Work to complete = Copy every line that mentions the word "this".

[Dataset entries]
··········
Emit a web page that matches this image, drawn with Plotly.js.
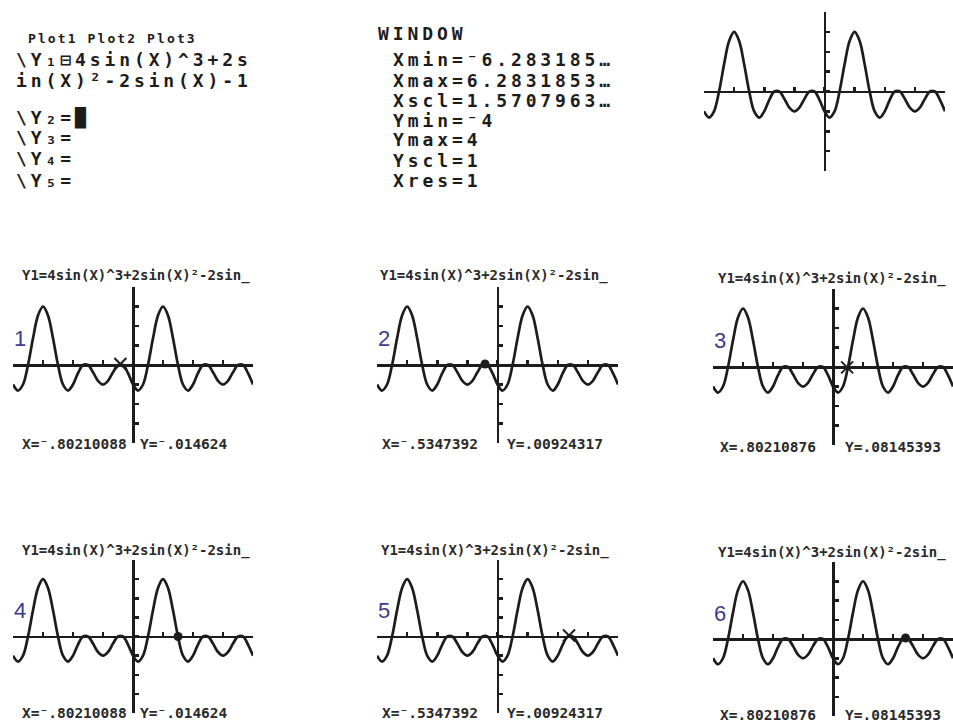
<!DOCTYPE html>
<html>
<head>
<meta charset="utf-8">
<script src="https://cdn.plot.ly/plotly-3.0.1.min.js"></script>
<style>
html,body{margin:0;padding:0;background:#fff;}
#chart{width:953px;height:725px;}
text.annotation-text[style*="font-size: 18px"]{letter-spacing:3.9px;}
text.annotation-text[style*="font-size: 13px"]{letter-spacing:2.1px;}
</style>
</head>
<body>
<div id="chart"></div>
<script>
// ---- data ----
const curveX = [-6.283,-6.021,-5.760,-5.498,-5.236,-4.974,-4.712,-4.451,-4.189,-3.927,-3.665,-3.403,-3.142,-2.880,-2.618,-2.356,-2.094,-1.833,-1.571,-1.309,-1.047,-0.785,-0.524,-0.262,
  0,0.262,0.524,0.785,1.047,1.309,1.571,1.833,2.094,2.356,2.618,2.880,3.142,3.403,3.665,3.927,4.189,4.451,4.712,4.974,5.236,5.498,5.760,6.021,6.283];
const curveY = [-1,-1.31,-1,0,1.37,2.54,3,2.54,1.37,0,-1,-1.31,-1,-0.42,0,0,-0.37,-0.81,-1,-0.81,-0.37,0,0,-0.42,
  -1,-1.31,-1,0,1.37,2.54,3,2.54,1.37,0,-1,-1.31,-1,-0.42,0,0,-0.37,-0.81,-1,-0.81,-0.37,0,0,-0.42,-1];

const xWindow = [-6.283185, 6.283185];
const yWindow = [-4, 4];
const xScl = 1.5707963;
const yScl = 1;

const panelNumbers = ['1','2','3','4','5','6'];
const cursorX = [-0.66, -0.65, 0.74, 2.36, 3.73, 3.80];
const cursorY = [0.05, 0.05, -0.02, 0.0, 0.05, 0.05];
const cursorKind = ['cross','dot','cross','dot','cross','dot'];

const graphTitle = 'Y1=4sin(X)^3+2sin(X)²-2sin_';
const traceXText = ['X=⁻.80210088','X=⁻.5347392','X=.80210876','X=⁻.80210088','X=⁻.5347392','X=.80210876'];
const traceYText = ['Y=⁻.014624','Y=.00924317','Y=.08145393','Y=⁻.014624','Y=.00924317','Y=.08145393'];

const plotHeader = 'Plot1 Plot2 Plot3';
const yEditLines = ['\\Y₁⊟4sin(X)^3+2s','in(X)²-2sin(X)-1','','\\Y₂=█','\\Y₃=','\\Y₄=','\\Y₅='];
const windowTitle = 'WINDOW';
const windowLines = ['Xmin=⁻6.283185…','Xmax=6.2831853…','Xscl=1.5707963…','Ymin=⁻4','Ymax=4','Yscl=1','Xres=1'];

// ---- layout (pixel boxes of each graph screen) ----
const W = 953, H = 725;
const fx = v => v / W;
const fy = v => 1 - v / H;
const boxes = [
  {x0:704, x1:945, y0:12,  y1:171},  // top-right
  {x0:13,  x1:253, y0:287, y1:443},
  {x0:377, x1:618, y0:287, y1:443},
  {x0:713, x1:953, y0:289, y1:445},
  {x0:13,  x1:253, y0:560, y1:713},
  {x0:377, x1:618, y0:560, y1:713},
  {x0:713, x1:953, y0:562, y1:716}
];
const titlePos = [[20,275],[378,275],[716,278],[20,550],[379,550],[716,552]];
const labelPos = [[20,138,444],[380,505,444],[718,843,447],[20,138,713],[380,505,713],[718,843,715]];

const ink = '#1c1c1c';
const monoFont = 'DejaVu Sans Mono';
const traces = [];
const layout = {
  width: W, height: H,
  margin: {l:0, r:0, t:0, b:0, pad:0},
  paper_bgcolor: '#ffffff', plot_bgcolor: 'rgba(0,0,0,0)',
  showlegend: false,
  annotations: [],
  font: {family: monoFont, color: ink}
};

boxes.forEach((b, i) => {
  const n = i + 1;
  const xa = 'x' + (n === 1 ? '' : n), ya = 'y' + (n === 1 ? '' : n);
  const xk = 'xaxis' + (n === 1 ? '' : n), yk = 'yaxis' + (n === 1 ? '' : n);
  const xc = (b.x0 + b.x1) / 2, yc = (b.y0 + b.y1) / 2;
  layout[xk] = {
    domain: [fx(b.x0), fx(b.x1)], range: xWindow, anchor: 'free', position: fy(yc),
    showline: true, linecolor: ink, linewidth: 2.5, ticks: 'inside', ticklen: 4, tickwidth: 2.5, tickcolor: ink,
    tick0: 0, dtick: xScl, showticklabels: false, showgrid: false, zeroline: false, fixedrange: true
  };
  layout[yk] = {
    domain: [fy(b.y1), fy(b.y0)], range: yWindow, anchor: 'free', position: fx(xc),
    showline: true, linecolor: ink, linewidth: 2.5, ticks: 'inside', ticklen: 4, tickwidth: 2.5, tickcolor: ink,
    tick0: 0, dtick: yScl, showticklabels: false, showgrid: false, zeroline: false, fixedrange: true
  };
  traces.push({
    type: 'scatter', mode: 'lines', x: curveX, y: curveY, xaxis: xa, yaxis: ya,
    line: {color: ink, width: 2.7, shape: 'spline', smoothing: 1}, hoverinfo: 'skip'
  });
  if (i > 0) {
    const k = i - 1;
    const isCross = cursorKind[k] === 'cross';
    traces.push({
      type: 'scatter', mode: 'markers', x: [cursorX[k]], y: [cursorY[k]], xaxis: xa, yaxis: ya,
      marker: isCross ? {symbol: 'x-thin-open', size: 12, line: {color: ink, width: 2}, color: ink}
                      : {symbol: 'circle', size: 9, color: ink},
      hoverinfo: 'skip', cliponaxis: false
    });
    layout.annotations.push({
      xref: xa, yref: ya, x: -5.9, y: 1.35, text: panelNumbers[k], showarrow: false,
      font: {family: 'Liberation Sans', size: 22, color: '#3c3c8e'}, xanchor: 'center', yanchor: 'middle'
    });
    layout.annotations.push({
      xref: 'paper', yref: 'paper', x: fx(titlePos[k][0]), y: fy(titlePos[k][1]), text: graphTitle,
      showarrow: false, xanchor: 'left', yanchor: 'middle',
      font: {family: monoFont, size: 14, weight: 'bold', color: '#2a2a2a'}
    });
    layout.annotations.push({
      xref: 'paper', yref: 'paper', x: fx(labelPos[k][0]), y: fy(labelPos[k][2]), text: traceXText[k],
      showarrow: false, xanchor: 'left', yanchor: 'middle',
      font: {family: monoFont, size: 14.5, weight: 'bold', color: '#2a2a2a'}
    });
    layout.annotations.push({
      xref: 'paper', yref: 'paper', x: fx(labelPos[k][1]), y: fy(labelPos[k][2]), text: traceYText[k],
      showarrow: false, xanchor: 'left', yanchor: 'middle',
      font: {family: monoFont, size: 14.5, weight: 'bold', color: '#2a2a2a'}
    });
  }
});

// Y= editor screen
layout.annotations.push({
  xref: 'paper', yref: 'paper', x: fx(26), y: fy(38), text: plotHeader, showarrow: false,
  xanchor: 'left', yanchor: 'middle', font: {family: monoFont, size: 13, weight: 'bold', color: ink}
});
const yEditY = [60, 80, 99, 118, 138, 158, 180];
yEditLines.forEach((t, i) => {
  if (!t) return;
  layout.annotations.push({
    xref: 'paper', yref: 'paper', x: fx(14), y: fy(yEditY[i]), text: t, showarrow: false,
    xanchor: 'left', yanchor: 'middle', font: {family: monoFont, size: 18, weight: 'bold', color: ink}
  });
});
// WINDOW screen
layout.annotations.push({
  xref: 'paper', yref: 'paper', x: fx(376), y: fy(33), text: windowTitle, showarrow: false,
  xanchor: 'left', yanchor: 'middle', font: {family: monoFont, size: 18, weight: 'bold', color: ink}
});
windowLines.forEach((t, i) => {
  layout.annotations.push({
    xref: 'paper', yref: 'paper', x: fx(391), y: fy(60 + 20 * i), text: t, showarrow: false,
    xanchor: 'left', yanchor: 'middle', font: {family: monoFont, size: 18, weight: 'bold', color: ink}
  });
});

Plotly.newPlot('chart', traces, layout, {staticPlot: true, displayModeBar: false});
</script>
</body>
</html>
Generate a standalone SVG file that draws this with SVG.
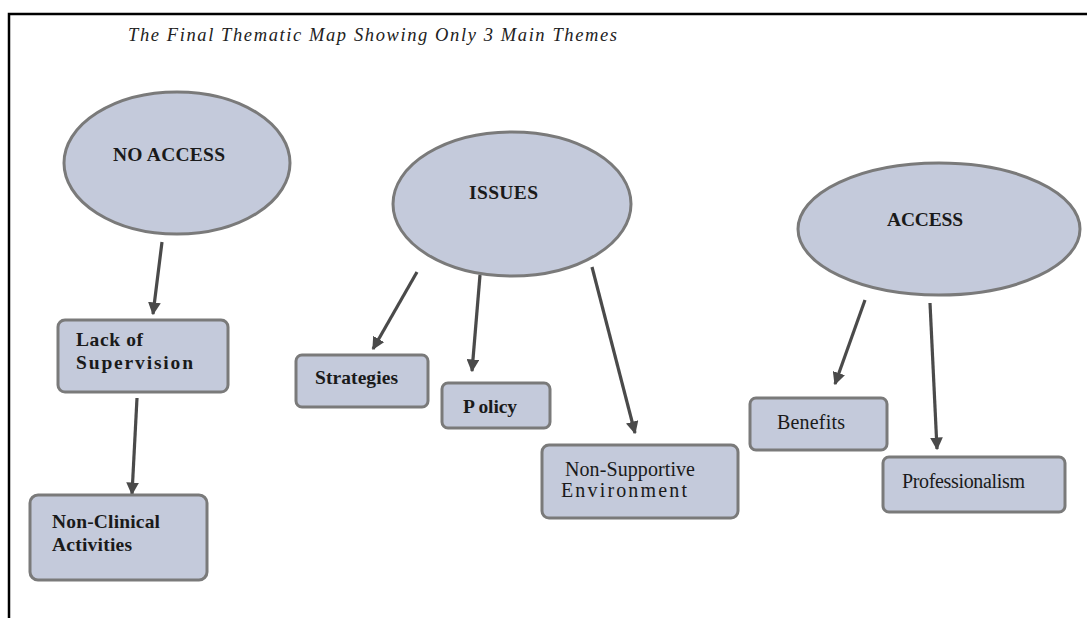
<svg xmlns="http://www.w3.org/2000/svg" width="1087" height="618" viewBox="0 0 1087 618">
<defs>
<marker id="ah" viewBox="0 0 10 10" refX="9" refY="5" markerWidth="4" markerHeight="4" orient="auto" markerUnits="strokeWidth">
<path d="M0,0 L10,5 L0,10 Z" fill="#4a4a4a"/>
</marker>
<style>
.node{fill:#c4cadb;stroke:#7a7a7a;stroke-width:3}
.b{font-family:"Liberation Serif","Times New Roman",serif;font-weight:bold;font-size:19.5px;fill:#1a1a1a}
.r{font-family:"Liberation Serif","Times New Roman",serif;font-size:20px;fill:#1a1a1a}
.title{font-family:"Liberation Serif","Times New Roman",serif;font-style:italic;font-size:18.5px;fill:#222}
.conn line{stroke:#4a4a4a;stroke-width:3.2;marker-end:url(#ah)}
</style>
</defs>
<rect width="1087" height="618" fill="#fff"/>
<path d="M9,618 L9,14 L1087,14" fill="none" stroke="#000" stroke-width="2.5"/>
<text class="title" x="128" y="41" textLength="489" lengthAdjust="spacing">The Final Thematic Map Showing Only 3 Main Themes</text>

<g id="connectors" class="conn">
<line x1="162" y1="242" x2="153" y2="314"/>
<line x1="137" y1="398" x2="132" y2="494"/>
<line x1="417" y1="272" x2="373" y2="349"/>
<line x1="480" y1="275" x2="472" y2="371"/>
<line x1="592" y1="267" x2="635" y2="433"/>
<line x1="865" y1="300" x2="835" y2="384"/>
<line x1="930" y1="303" x2="937" y2="449"/>
</g>

<g id="no-access">
<ellipse class="node" cx="177" cy="163" rx="113" ry="71"/>
<text class="b" x="113" y="161" textLength="112" lengthAdjust="spacing">NO ACCESS</text>
</g>
<g id="issues">
<ellipse class="node" cx="512" cy="204" rx="119" ry="72"/>
<text class="b" x="469" y="199" textLength="69" lengthAdjust="spacing">ISSUES</text>
</g>
<g id="access">
<ellipse class="node" cx="939" cy="229" rx="141" ry="66"/>
<text class="b" x="887" y="226" textLength="76" lengthAdjust="spacing">ACCESS</text>
</g>

<g id="lack-of-supervision">
<rect class="node" x="58" y="320" width="170" height="72" rx="7"/>
<text class="b" x="76" y="346" textLength="67" lengthAdjust="spacing">Lack of</text>
<text class="b" x="76" y="369" textLength="117" lengthAdjust="spacing">Supervision</text>
</g>
<g id="non-clinical">
<rect class="node" x="30" y="495" width="177" height="85" rx="8"/>
<text class="b" x="52" y="528" textLength="108" lengthAdjust="spacing">Non-Clinical</text>
<text class="b" x="52" y="551" textLength="80" lengthAdjust="spacing">Activities</text>
</g>
<g id="strategies">
<rect class="node" x="296" y="355" width="132" height="52" rx="6"/>
<text class="b" x="315" y="384" textLength="83" lengthAdjust="spacing">Strategies</text>
</g>
<g id="policy">
<rect class="node" x="442" y="383" width="108" height="45" rx="6"/>
<text class="b" x="463" y="413" textLength="54" lengthAdjust="spacing">P olicy</text>
</g>
<g id="non-supportive">
<rect class="node" x="542" y="445" width="196" height="73" rx="7"/>
<text class="r" x="565" y="476" textLength="130" lengthAdjust="spacing">Non-Supportive</text>
<text class="r" x="561" y="497" textLength="126" lengthAdjust="spacing">Environment</text>
</g>
<g id="benefits">
<rect class="node" x="750" y="398" width="137" height="52" rx="6"/>
<text class="r" x="777" y="429" textLength="68" lengthAdjust="spacing">Benefits</text>
</g>
<g id="professionalism">
<rect class="node" x="883" y="457" width="182" height="55" rx="6"/>
<text class="r" x="902" y="488" textLength="123" lengthAdjust="spacing">Professionalism</text>
</g>
</svg>
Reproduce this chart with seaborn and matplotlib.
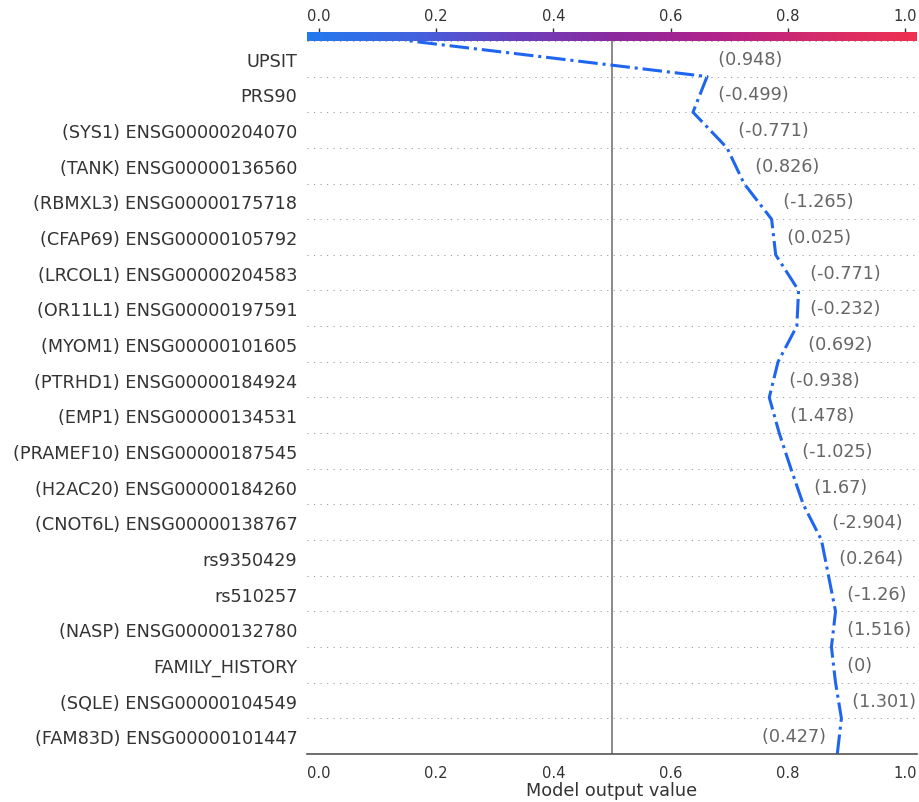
··········
Task output =
Emit a web page that matches this image, drawn with Plotly.js.
Generate a standalone SVG file that draws this with SVG.
Reproduce this chart with seaborn and matplotlib.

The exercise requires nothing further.